Wimborne Minster delights in its relics, its traditions, and its medieval customs. The verger told us of one of the latter that is perhaps founded on more of common sense than many of the old-time practices, and which, with that continuity of custom that confronts one everywhere in England, still prevails. The vestrymen pass through the church at times during the services and prod the sleeping brethren with long black rods—not a bad idea, after all, though one that could hardly be inaugurated without precedent.

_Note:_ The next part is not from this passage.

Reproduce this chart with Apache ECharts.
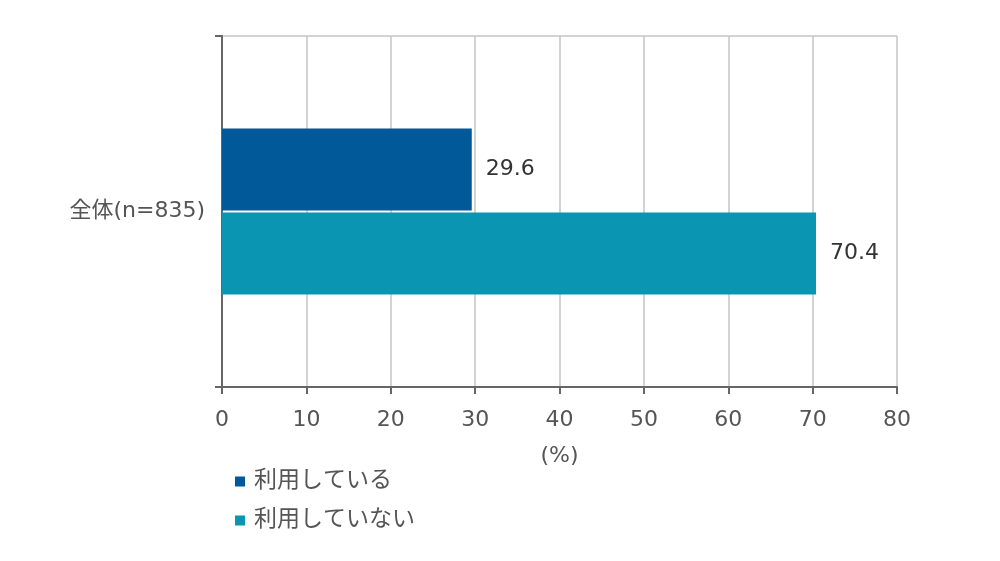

So much of our glimpse of Wimborne Minster; it is late and we are bound for Southampton, forty or more miles away as we propose to go. The road to Ringwood and from thence to Lymington leads through an open, heathlike country—stretches of rank-growing ferns interspersed with the vivid purple of the heather. A little beyond Ringwood we enter New Forest, though in this section little of the forest—as one thinks of the word now—is to be seen. There are occasional groups of trees, but the prevailing feature of the landscape is the fern-clad heath. A cheerless road it is, but open, finely surfaced and nearly level, with nothing to hinder the mad rush of our motor.